Bathe finds the academic environment hard at times and feels that everything is being scrutinized. In addition to his professors, Bathe meets with his spiritual director every three weeks, his formation director each month, with the supervisor of his ministry weekly and twice monthly with a group psychologist. “I’m always talking about me,” he laughed.

“I’m still up on a high. I love my vocation. Theology has called me into a deeper faith. It’s turned me upside down” -- especially scripture scholarship, he said. Bathe was dumbfounded to learn there were 20 virginal conception stories in Mesopotamia and two creation stories.

The mystified notion he once had of religious life has been replaced by the reality that “these are regular guys living in community. We’re all struggling, we’re making the effort to be the best we can be, we’re walking on this ground.”

In choosing the Carmelites, Bathe “went with the wisdom of 800 years” even though he had considered newer, more conservative congregations that appealed to his “Southern evangelical bent.” The “incarnational spirituality” of the Carmelites who try to see the face of God in all those they serve attracted Bathe, who wants to work in street ministry.

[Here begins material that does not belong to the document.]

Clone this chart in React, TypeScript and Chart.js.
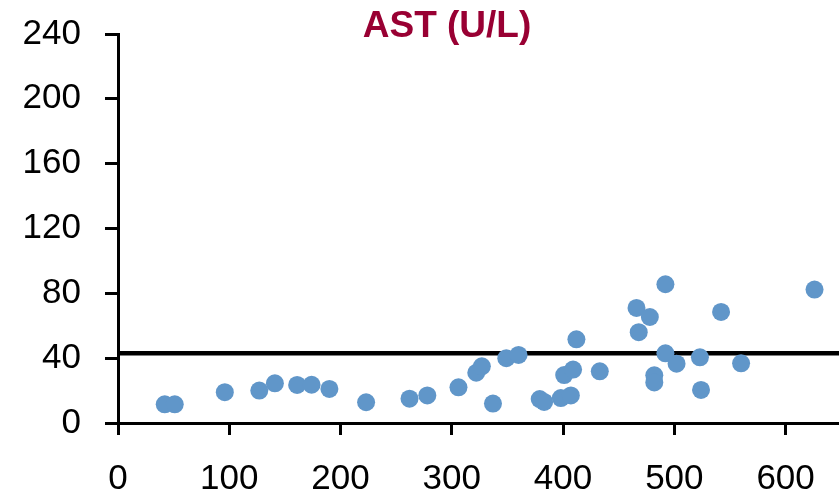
import React, { useEffect, useRef } from "react";
import { Chart, registerables } from "chart.js";

Chart.register(...registerables);

const titleText = "AST (U/L)";
const xValues = [42, 51, 96, 127, 141, 161, 174, 190, 223, 262, 278, 306, 322, 327, 337, 349, 360, 379, 383, 398, 407, 401, 409, 412, 433, 466, 478, 468, 492, 482, 482, 492, 502, 523, 524, 542, 560, 626];
const yValues = [11.5, 11.5, 19, 20, 24.5, 23.5, 23.6, 21, 12.8, 15, 17, 22, 31, 35, 12, 40, 42, 14.8, 13, 15.4, 17, 29.6, 33, 51.6, 31.9, 71, 65.4, 56, 85.6, 29.4, 25, 43, 36.6, 40.5, 20.4, 68.5, 36.8, 82.3];
const refValue = 43;
const xMin = 0;
const xMax = 648;
const yMin = 0;
const yMax = 240;

export default function App() {
  const ref = useRef<HTMLCanvasElement>(null);
  useEffect(() => {
    document.body.style.margin = "0";
    const canvas = ref.current!;
    const titlePlugin = {
      id: "customTitle",
      afterDraw(chart: any) {
        const ctx = chart.ctx;
        ctx.save();
        ctx.font = "bold 37px 'Liberation Sans', Arial, sans-serif";
        ctx.fillStyle = "#990033";
        ctx.textAlign = "center";
        ctx.textBaseline = "alphabetic";
        ctx.fillText(titleText, 447, 37);
        ctx.restore();
      },
    };
    const chart = new Chart(canvas, {
      type: "scatter",
      data: {
        datasets: [
          {
            type: "scatter",
            data: xValues.map((x, i) => ({ x, y: yValues[i] })),
            backgroundColor: "#6096C9",
            borderWidth: 0,
            pointRadius: 9,
            pointHoverRadius: 9,
            order: 1,
          },
          {
            type: "line",
            data: [
              { x: xMin, y: refValue },
              { x: xMax, y: refValue },
            ],
            borderColor: "#000000",
            borderWidth: 4.5,
            pointRadius: 0,
            fill: false,
            order: 2,
          } as any,
        ],
      },
      options: {
        responsive: false,
        animation: false,
        devicePixelRatio: 1,
        layout: { autoPadding: false, padding: { top: 34, right: 0, left: 0, bottom: 0 } },
        plugins: {
          legend: { display: false },
          title: { display: false },
          tooltip: { enabled: false },
        },
        scales: {
          x: {
            type: "linear",
            min: xMin,
            max: xMax,
            afterFit(scale: any) {
              scale.height = 72;
              scale.paddingLeft = 0;
              scale.paddingRight = 0;
            },
            ticks: {
              stepSize: 100,
              includeBounds: false,
              color: "#000000",
              font: { family: "'Liberation Sans', Arial, sans-serif", size: 35 },
              padding: 23,
              maxRotation: 0,
            },
            grid: {
              drawOnChartArea: false,
              drawTicks: true,
              tickLength: 12,
              tickWidth: 3,
              tickColor: "#000000",
            },
            border: { display: true, width: 3, color: "#000000" },
          },
          y: {
            type: "linear",
            min: yMin,
            max: yMax,
            afterFit(scale: any) {
              scale.width = 118;
              scale.paddingTop = 0;
              scale.paddingBottom = 0;
            },
            ticks: {
              stepSize: 40,
              color: "#000000",
              font: { family: "'Liberation Sans', Arial, sans-serif", size: 35 },
              padding: 24,
            },
            grid: {
              drawOnChartArea: false,
              drawTicks: true,
              tickLength: 13,
              tickWidth: 3,
              tickColor: "#000000",
            },
            border: { display: true, width: 3, color: "#000000" },
          },
        },
      },
      plugins: [titlePlugin],
    } as any);
    return () => chart.destroy();
  }, []);
  return (
    <div style={{ position: "absolute", left: 0, top: 0, width: 839, height: 495 }}>
      <canvas ref={ref} width={839} height={495} />
    </div>
  );
}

Currently he is part of the interfaith Exodus ministries working in the Langston Terrace projects of Northeast Washington. He loves to wear his habit on the street, in parks or public places. When asked: “Hey dude, what’s that?” about his brown Carmelite robes, he responds: “Me, I work for the Lord.”

The neighborhood -- whose most visible citizens are drug dealers, addicts and prostitutes -- has a strong sense of community. “But what unites them also divides them,” he said. Bathe credits his love for being on the street to his stepfather who “made me deliver food to the poor when I was in sixth grade.”

In January a woman pushing her mother in a wheelchair outside the National Shrine in Washington approached Bathe to ask what the engraving on the shrine meant that reads: “Blessed are the Poor in Spirit.” The women were Romanian, and the mother had no English, but tears welled in her eyes when Bathe prayed over her.

“People don’t ask me for money. They ask me for prayer. I’m loved a lot on the street. It’s a call from God,” said Bathe, who believes that God is calling many his age and younger, “but many have not answered yet.”